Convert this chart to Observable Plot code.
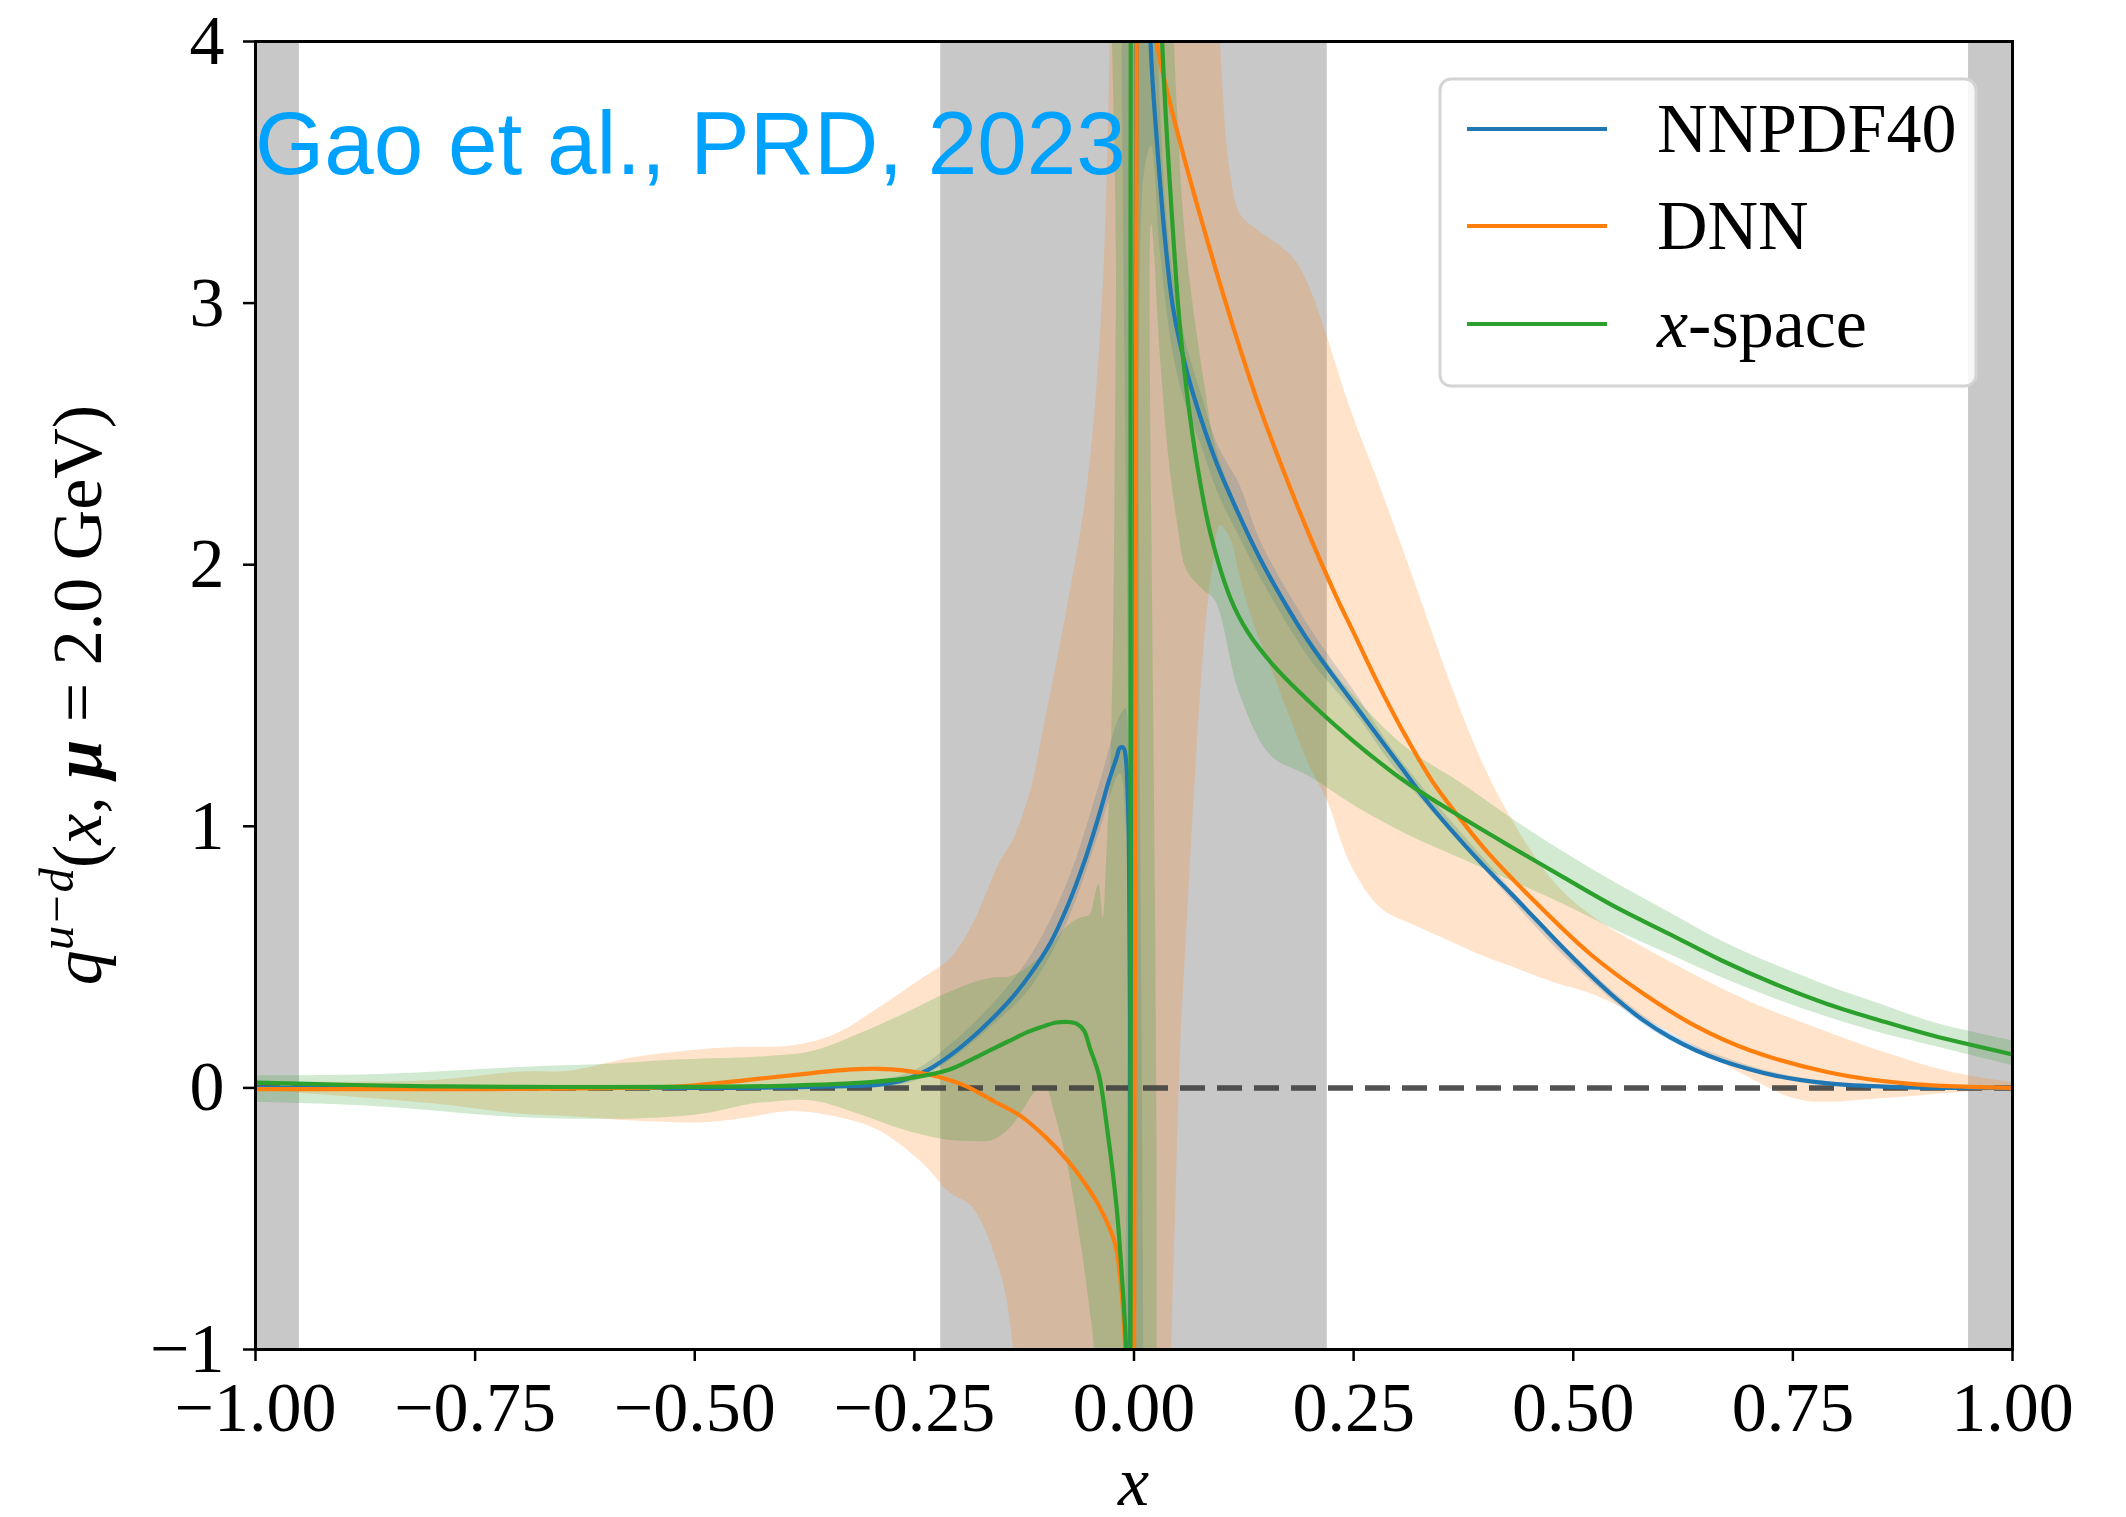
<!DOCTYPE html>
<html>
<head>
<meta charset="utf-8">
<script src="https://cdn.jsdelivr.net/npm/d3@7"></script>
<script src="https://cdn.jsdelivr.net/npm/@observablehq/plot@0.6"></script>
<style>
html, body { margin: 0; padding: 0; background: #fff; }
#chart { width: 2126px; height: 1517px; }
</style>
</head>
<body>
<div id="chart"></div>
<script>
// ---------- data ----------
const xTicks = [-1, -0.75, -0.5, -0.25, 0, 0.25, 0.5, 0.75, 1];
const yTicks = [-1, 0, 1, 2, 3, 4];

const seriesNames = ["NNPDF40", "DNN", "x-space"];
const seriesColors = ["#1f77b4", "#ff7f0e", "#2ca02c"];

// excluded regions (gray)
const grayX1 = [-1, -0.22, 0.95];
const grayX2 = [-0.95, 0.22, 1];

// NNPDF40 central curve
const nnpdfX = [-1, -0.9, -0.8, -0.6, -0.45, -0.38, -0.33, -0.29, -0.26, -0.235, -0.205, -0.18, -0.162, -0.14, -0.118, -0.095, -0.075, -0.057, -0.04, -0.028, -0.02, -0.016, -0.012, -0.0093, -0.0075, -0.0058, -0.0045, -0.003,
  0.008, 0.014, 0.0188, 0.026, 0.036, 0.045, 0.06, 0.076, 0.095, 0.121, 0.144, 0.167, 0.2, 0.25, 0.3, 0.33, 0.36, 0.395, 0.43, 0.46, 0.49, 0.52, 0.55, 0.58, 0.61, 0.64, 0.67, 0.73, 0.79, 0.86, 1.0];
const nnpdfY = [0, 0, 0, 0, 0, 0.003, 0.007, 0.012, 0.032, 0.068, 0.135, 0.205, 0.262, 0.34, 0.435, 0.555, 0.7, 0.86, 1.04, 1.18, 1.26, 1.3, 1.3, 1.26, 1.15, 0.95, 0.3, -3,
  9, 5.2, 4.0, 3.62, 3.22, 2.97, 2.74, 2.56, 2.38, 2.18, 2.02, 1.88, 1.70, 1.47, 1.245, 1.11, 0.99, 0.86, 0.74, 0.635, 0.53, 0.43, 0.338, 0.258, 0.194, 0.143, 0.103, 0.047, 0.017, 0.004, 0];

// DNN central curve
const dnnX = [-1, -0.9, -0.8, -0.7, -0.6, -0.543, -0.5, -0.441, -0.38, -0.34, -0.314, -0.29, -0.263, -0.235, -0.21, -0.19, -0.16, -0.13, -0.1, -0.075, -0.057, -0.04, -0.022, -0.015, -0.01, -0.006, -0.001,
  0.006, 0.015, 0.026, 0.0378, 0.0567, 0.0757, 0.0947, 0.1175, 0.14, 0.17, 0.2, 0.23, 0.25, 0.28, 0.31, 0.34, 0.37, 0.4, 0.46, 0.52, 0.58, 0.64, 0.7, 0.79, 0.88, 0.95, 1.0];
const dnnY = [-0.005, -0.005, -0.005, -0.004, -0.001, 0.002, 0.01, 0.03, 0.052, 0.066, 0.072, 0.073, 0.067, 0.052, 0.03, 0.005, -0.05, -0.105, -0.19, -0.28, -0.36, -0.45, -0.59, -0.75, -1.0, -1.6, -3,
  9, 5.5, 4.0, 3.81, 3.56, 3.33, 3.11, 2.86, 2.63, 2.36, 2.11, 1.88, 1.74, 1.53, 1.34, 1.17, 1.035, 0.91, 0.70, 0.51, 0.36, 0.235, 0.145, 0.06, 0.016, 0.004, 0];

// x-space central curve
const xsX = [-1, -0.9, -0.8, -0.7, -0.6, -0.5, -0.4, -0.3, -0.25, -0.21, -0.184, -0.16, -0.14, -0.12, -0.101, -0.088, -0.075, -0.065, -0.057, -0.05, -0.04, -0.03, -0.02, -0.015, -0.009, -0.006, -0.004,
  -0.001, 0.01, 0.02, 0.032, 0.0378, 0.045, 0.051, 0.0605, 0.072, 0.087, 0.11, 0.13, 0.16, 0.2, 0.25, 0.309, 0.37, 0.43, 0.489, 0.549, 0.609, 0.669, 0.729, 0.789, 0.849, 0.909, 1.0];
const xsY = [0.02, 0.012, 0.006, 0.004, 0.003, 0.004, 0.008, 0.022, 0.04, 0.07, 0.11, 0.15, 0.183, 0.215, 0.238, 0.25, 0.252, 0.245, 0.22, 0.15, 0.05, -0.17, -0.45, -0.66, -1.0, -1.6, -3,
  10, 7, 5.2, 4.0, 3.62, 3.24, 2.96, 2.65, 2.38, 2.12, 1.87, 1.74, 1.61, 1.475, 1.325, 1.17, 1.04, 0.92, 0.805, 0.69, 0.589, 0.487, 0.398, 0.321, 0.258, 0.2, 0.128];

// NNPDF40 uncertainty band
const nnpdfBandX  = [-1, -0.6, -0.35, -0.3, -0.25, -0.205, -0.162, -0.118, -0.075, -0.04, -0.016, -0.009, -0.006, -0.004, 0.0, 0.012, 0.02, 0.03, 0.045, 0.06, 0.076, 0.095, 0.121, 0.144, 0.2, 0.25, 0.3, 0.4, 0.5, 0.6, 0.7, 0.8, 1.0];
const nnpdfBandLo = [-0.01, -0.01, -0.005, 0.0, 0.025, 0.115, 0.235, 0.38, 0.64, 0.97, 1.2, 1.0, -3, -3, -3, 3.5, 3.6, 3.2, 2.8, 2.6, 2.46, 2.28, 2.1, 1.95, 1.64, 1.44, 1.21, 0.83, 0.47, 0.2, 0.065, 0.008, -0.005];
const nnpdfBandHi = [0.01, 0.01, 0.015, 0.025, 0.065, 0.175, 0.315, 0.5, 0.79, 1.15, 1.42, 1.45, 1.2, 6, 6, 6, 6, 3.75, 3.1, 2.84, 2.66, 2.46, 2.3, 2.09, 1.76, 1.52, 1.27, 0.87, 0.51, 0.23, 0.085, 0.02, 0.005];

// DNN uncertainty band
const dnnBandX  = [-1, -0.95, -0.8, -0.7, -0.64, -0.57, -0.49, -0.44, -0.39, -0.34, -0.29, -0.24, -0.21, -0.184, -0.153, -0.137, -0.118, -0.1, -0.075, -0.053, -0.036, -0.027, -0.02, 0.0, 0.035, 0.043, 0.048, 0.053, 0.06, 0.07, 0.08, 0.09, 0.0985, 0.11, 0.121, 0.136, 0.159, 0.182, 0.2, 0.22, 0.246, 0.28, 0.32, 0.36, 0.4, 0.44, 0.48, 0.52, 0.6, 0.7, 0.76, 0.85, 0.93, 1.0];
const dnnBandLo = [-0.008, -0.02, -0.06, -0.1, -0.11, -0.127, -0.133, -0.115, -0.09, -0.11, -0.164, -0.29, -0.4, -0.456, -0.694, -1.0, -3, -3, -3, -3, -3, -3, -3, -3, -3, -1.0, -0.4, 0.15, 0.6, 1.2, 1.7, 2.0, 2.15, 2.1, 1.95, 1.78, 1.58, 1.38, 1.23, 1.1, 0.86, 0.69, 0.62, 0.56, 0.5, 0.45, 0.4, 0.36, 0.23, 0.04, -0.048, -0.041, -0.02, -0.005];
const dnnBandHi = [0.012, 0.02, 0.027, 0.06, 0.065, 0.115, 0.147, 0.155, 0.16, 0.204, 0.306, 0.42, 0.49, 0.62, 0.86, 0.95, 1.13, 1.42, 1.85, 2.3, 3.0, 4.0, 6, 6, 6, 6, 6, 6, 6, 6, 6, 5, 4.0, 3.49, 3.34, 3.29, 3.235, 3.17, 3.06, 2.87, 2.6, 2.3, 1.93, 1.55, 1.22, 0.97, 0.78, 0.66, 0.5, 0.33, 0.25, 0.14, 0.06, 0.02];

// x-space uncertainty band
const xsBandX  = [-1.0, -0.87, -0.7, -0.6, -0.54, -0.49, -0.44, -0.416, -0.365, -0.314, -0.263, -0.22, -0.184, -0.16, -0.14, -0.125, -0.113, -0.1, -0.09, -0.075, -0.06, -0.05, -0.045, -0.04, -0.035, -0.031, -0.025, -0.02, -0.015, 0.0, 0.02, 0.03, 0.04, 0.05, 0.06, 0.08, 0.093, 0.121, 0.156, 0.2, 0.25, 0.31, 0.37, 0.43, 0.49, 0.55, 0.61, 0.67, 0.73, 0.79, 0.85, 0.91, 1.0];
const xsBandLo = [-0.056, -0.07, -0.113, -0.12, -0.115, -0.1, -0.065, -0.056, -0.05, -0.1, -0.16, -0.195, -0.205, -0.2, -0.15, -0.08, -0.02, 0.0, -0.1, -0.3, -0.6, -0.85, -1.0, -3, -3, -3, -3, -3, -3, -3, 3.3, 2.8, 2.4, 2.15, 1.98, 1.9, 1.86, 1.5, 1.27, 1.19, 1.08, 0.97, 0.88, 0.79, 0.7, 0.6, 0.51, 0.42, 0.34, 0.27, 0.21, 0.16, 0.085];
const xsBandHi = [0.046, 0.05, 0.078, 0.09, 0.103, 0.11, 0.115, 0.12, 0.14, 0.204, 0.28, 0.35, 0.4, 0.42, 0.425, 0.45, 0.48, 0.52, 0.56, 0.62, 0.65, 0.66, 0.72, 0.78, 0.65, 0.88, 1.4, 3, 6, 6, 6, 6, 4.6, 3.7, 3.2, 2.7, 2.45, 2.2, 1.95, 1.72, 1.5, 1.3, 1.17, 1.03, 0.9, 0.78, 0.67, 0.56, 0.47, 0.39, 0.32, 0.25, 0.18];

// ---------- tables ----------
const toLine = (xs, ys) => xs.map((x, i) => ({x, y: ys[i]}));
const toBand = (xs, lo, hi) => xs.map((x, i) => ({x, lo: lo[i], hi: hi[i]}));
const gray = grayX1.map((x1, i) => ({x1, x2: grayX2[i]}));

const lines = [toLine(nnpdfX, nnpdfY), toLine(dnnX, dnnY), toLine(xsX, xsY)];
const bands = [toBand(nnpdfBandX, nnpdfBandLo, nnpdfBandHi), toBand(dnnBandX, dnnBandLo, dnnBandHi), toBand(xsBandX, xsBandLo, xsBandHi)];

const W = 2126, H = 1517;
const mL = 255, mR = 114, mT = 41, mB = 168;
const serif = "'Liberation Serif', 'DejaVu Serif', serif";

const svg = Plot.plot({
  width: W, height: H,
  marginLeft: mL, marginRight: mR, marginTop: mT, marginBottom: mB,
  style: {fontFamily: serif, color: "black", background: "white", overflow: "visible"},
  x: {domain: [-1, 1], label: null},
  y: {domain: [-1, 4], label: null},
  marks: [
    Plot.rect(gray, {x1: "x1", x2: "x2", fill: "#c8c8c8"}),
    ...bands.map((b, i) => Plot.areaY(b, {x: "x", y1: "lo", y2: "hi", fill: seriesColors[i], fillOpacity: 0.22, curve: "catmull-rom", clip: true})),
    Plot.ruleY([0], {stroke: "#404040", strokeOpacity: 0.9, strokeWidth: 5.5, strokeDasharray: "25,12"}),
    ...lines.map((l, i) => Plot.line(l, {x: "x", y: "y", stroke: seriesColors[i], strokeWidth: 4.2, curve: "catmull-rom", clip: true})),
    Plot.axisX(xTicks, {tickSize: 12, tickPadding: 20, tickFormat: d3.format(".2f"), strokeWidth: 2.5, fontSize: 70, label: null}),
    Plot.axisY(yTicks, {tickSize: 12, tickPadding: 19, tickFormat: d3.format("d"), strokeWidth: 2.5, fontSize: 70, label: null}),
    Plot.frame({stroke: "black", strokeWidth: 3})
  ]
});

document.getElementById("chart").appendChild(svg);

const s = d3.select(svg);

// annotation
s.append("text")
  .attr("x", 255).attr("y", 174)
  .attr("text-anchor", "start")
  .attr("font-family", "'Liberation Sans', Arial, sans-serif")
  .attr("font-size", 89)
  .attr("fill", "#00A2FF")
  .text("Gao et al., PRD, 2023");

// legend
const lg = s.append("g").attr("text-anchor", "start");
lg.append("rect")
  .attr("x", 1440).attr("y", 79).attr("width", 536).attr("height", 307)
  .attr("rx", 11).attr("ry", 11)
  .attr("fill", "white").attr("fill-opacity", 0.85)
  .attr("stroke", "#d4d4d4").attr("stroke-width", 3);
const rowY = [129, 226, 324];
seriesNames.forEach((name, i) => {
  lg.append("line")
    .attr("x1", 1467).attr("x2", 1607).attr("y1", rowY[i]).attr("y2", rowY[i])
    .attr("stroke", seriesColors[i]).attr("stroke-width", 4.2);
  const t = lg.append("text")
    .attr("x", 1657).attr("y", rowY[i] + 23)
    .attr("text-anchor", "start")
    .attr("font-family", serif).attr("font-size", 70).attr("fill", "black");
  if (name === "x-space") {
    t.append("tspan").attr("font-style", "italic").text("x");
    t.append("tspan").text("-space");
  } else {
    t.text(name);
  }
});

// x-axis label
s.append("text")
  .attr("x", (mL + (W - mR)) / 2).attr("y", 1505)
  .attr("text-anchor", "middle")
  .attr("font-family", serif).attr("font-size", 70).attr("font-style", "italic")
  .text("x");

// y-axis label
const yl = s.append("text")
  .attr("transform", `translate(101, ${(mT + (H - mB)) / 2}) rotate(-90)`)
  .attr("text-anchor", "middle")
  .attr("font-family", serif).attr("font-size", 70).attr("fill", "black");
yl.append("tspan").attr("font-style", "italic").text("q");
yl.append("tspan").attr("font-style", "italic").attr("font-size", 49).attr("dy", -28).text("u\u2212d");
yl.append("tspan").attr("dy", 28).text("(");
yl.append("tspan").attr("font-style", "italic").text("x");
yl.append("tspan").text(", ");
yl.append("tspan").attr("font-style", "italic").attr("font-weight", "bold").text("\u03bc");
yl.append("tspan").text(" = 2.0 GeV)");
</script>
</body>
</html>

> **SET PROBLEM**
Exactly reproduce the run of lines from the start of the listing through the line with "const yTicks = [-1, 0, 1, 2, 3, 4];", inclusive; pictures are not copied.

> **WRITTEN SOLUTION**
Convert this chart to Observable Plot code.
<!DOCTYPE html>
<html>
<head>
<meta charset="utf-8">
<script src="https://cdn.jsdelivr.net/npm/d3@7"></script>
<script src="https://cdn.jsdelivr.net/npm/@observablehq/plot@0.6"></script>
<style>
html, body { margin: 0; padding: 0; background: #fff; }
#chart { width: 2126px; height: 1517px; }
</style>
</head>
<body>
<div id="chart"></div>
<script>
// ---------- data ----------
const xTicks = [-1, -0.75, -0.5, -0.25, 0, 0.25, 0.5, 0.75, 1];
const yTicks = [-1, 0, 1, 2, 3, 4];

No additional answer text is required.